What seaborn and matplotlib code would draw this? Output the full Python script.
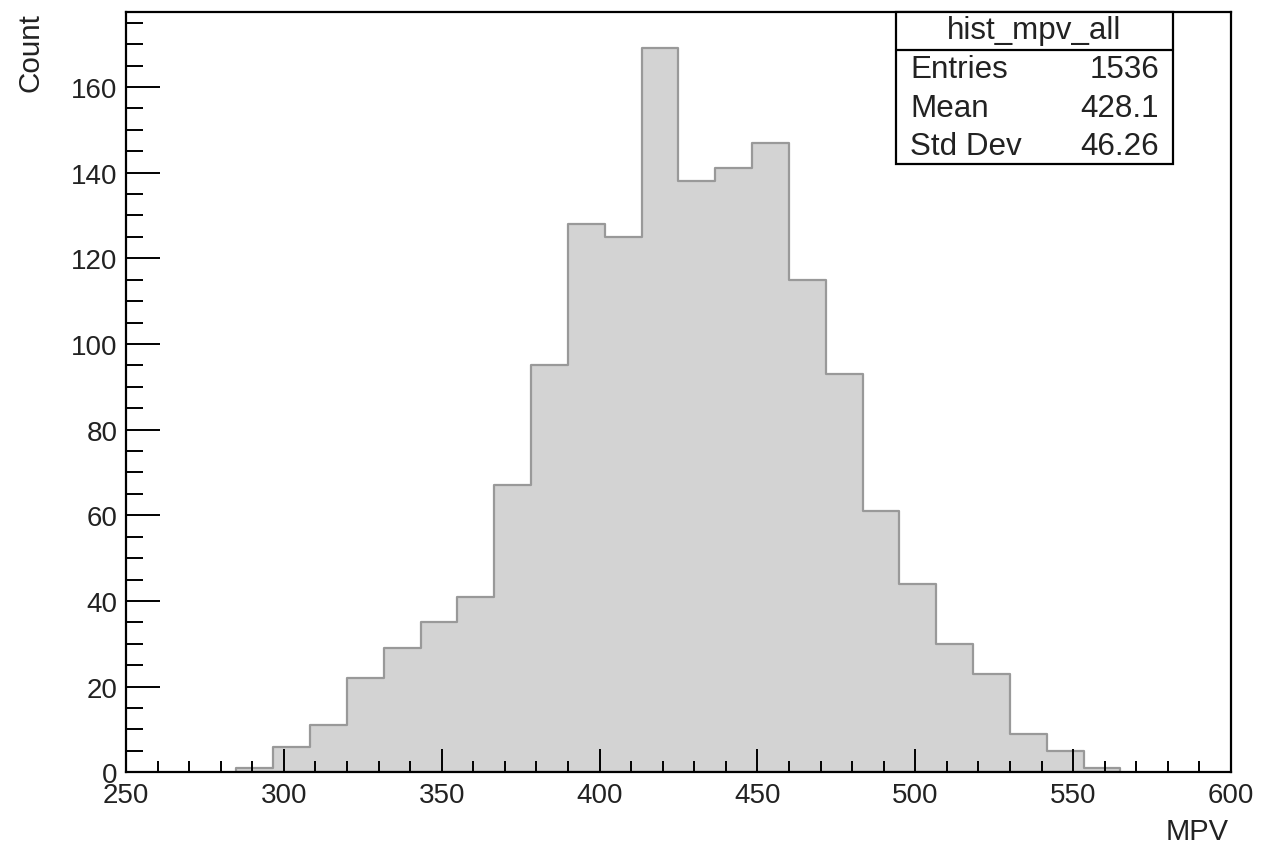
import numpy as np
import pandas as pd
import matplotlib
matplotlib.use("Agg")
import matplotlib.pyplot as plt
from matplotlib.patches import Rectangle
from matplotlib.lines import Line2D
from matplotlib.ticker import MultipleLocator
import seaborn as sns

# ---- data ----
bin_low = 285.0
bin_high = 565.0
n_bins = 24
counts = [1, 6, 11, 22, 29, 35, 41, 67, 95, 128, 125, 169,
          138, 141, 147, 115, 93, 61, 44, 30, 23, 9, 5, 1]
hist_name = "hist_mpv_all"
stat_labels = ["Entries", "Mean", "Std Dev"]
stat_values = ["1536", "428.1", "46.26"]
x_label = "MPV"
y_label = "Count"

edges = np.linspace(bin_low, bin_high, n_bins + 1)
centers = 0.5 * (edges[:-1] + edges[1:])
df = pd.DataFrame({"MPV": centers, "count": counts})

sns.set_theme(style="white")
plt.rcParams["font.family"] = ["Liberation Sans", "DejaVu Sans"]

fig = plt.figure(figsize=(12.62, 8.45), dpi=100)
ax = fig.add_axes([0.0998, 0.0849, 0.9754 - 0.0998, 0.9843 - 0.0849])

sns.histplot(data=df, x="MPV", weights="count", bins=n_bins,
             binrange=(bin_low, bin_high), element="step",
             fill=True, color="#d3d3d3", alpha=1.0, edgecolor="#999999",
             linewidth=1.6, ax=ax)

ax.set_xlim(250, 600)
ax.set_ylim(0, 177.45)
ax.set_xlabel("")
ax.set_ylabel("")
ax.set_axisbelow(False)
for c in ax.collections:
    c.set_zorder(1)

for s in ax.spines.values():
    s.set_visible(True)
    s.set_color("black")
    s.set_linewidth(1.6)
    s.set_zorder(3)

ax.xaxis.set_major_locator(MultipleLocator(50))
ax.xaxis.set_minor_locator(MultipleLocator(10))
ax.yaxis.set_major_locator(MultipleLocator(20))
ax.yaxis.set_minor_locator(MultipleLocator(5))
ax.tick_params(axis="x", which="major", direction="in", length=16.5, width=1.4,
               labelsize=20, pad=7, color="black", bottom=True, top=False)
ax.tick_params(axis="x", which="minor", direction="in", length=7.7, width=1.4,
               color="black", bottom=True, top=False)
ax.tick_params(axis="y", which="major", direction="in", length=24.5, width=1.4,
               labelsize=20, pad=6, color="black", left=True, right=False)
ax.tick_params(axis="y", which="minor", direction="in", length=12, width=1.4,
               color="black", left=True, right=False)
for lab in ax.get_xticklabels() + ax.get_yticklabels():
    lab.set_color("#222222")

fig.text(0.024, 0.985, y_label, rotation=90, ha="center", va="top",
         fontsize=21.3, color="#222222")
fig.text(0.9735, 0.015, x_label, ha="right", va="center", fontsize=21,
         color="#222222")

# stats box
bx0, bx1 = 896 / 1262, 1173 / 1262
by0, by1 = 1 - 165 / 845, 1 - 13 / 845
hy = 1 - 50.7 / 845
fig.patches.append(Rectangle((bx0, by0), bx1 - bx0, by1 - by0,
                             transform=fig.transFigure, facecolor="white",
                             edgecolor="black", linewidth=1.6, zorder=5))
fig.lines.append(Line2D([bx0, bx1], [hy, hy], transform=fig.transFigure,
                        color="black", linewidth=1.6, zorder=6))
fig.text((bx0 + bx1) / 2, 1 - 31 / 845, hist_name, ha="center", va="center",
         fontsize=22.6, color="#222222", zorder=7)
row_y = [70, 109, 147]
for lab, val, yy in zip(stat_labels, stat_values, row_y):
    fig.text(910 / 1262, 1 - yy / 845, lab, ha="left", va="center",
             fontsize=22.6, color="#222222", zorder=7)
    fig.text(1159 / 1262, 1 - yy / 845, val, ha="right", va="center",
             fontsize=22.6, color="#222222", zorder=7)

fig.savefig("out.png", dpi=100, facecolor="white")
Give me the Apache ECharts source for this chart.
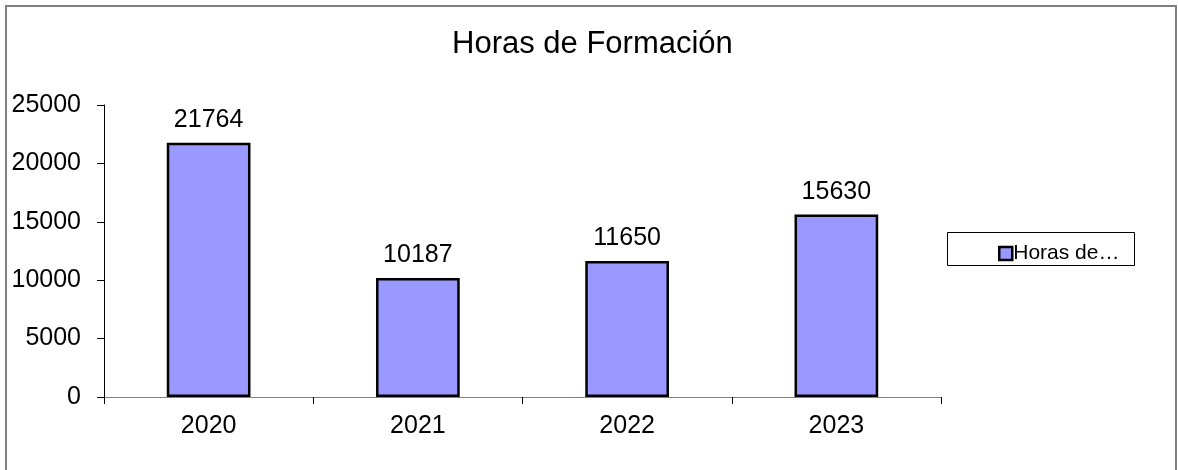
####
_Task prompt_: Copy every line of the data word for word, omitting the images.

_Solution for this problem_:
What seaborn and matplotlib code would draw this? Output the full Python script.
import numpy as np
import pandas as pd
import matplotlib
matplotlib.use("Agg")
import matplotlib.pyplot as plt
from matplotlib.patches import Rectangle
from matplotlib.lines import Line2D
from matplotlib.ticker import MultipleLocator
import seaborn as sns

# ---- data ----
bin_low = 285.0
bin_high = 565.0
n_bins = 24
counts = [1, 6, 11, 22, 29, 35, 41, 67, 95, 128, 125, 169,
          138, 141, 147, 115, 93, 61, 44, 30, 23, 9, 5, 1]
hist_name = "hist_mpv_all"
stat_labels = ["Entries", "Mean", "Std Dev"]
stat_values = ["1536", "428.1", "46.26"]
x_label = "MPV"
y_label = "Count"

edges = np.linspace(bin_low, bin_high, n_bins + 1)
centers = 0.5 * (edges[:-1] + edges[1:])
df = pd.DataFrame({"MPV": centers, "count": counts})

sns.set_theme(style="white")
plt.rcParams["font.family"] = ["Liberation Sans", "DejaVu Sans"]

fig = plt.figure(figsize=(12.62, 8.45), dpi=100)
ax = fig.add_axes([0.0998, 0.0849, 0.9754 - 0.0998, 0.9843 - 0.0849])

sns.histplot(data=df, x="MPV", weights="count", bins=n_bins,
             binrange=(bin_low, bin_high), element="step",
             fill=True, color="#d3d3d3", alpha=1.0, edgecolor="#999999",
             linewidth=1.6, ax=ax)

ax.set_xlim(250, 600)
ax.set_ylim(0, 177.45)
ax.set_xlabel("")
ax.set_ylabel("")
ax.set_axisbelow(False)
for c in ax.collections:
    c.set_zorder(1)

for s in ax.spines.values():
    s.set_visible(True)
    s.set_color("black")
    s.set_linewidth(1.6)
    s.set_zorder(3)

ax.xaxis.set_major_locator(MultipleLocator(50))
ax.xaxis.set_minor_locator(MultipleLocator(10))
ax.yaxis.set_major_locator(MultipleLocator(20))
ax.yaxis.set_minor_locator(MultipleLocator(5))
ax.tick_params(axis="x", which="major", direction="in", length=16.5, width=1.4,
               labelsize=20, pad=7, color="black", bottom=True, top=False)
ax.tick_params(axis="x", which="minor", direction="in", length=7.7, width=1.4,
               color="black", bottom=True, top=False)
ax.tick_params(axis="y", which="major", direction="in", length=24.5, width=1.4,
               labelsize=20, pad=6, color="black", left=True, right=False)
ax.tick_params(axis="y", which="minor", direction="in", length=12, width=1.4,
               color="black", left=True, right=False)
for lab in ax.get_xticklabels() + ax.get_yticklabels():
    lab.set_color("#222222")

fig.text(0.024, 0.985, y_label, rotation=90, ha="center", va="top",
         fontsize=21.3, color="#222222")
fig.text(0.9735, 0.015, x_label, ha="right", va="center", fontsize=21,
         color="#222222")

# stats box
bx0, bx1 = 896 / 1262, 1173 / 1262
by0, by1 = 1 - 165 / 845, 1 - 13 / 845
hy = 1 - 50.7 / 845
fig.patches.append(Rectangle((bx0, by0), bx1 - bx0, by1 - by0,
                             transform=fig.transFigure, facecolor="white",
                             edgecolor="black", linewidth=1.6, zorder=5))
fig.lines.append(Line2D([bx0, bx1], [hy, hy], transform=fig.transFigure,
                        color="black", linewidth=1.6, zorder=6))
fig.text((bx0 + bx1) / 2, 1 - 31 / 845, hist_name, ha="center", va="center",
         fontsize=22.6, color="#222222", zorder=7)
row_y = [70, 109, 147]
for lab, val, yy in zip(stat_labels, stat_values, row_y):
    fig.text(910 / 1262, 1 - yy / 845, lab, ha="left", va="center",
             fontsize=22.6, color="#222222", zorder=7)
    fig.text(1159 / 1262, 1 - yy / 845, val, ha="right", va="center",
             fontsize=22.6, color="#222222", zorder=7)

fig.savefig("out.png", dpi=100, facecolor="white")
Give me the Apache ECharts source for this chart.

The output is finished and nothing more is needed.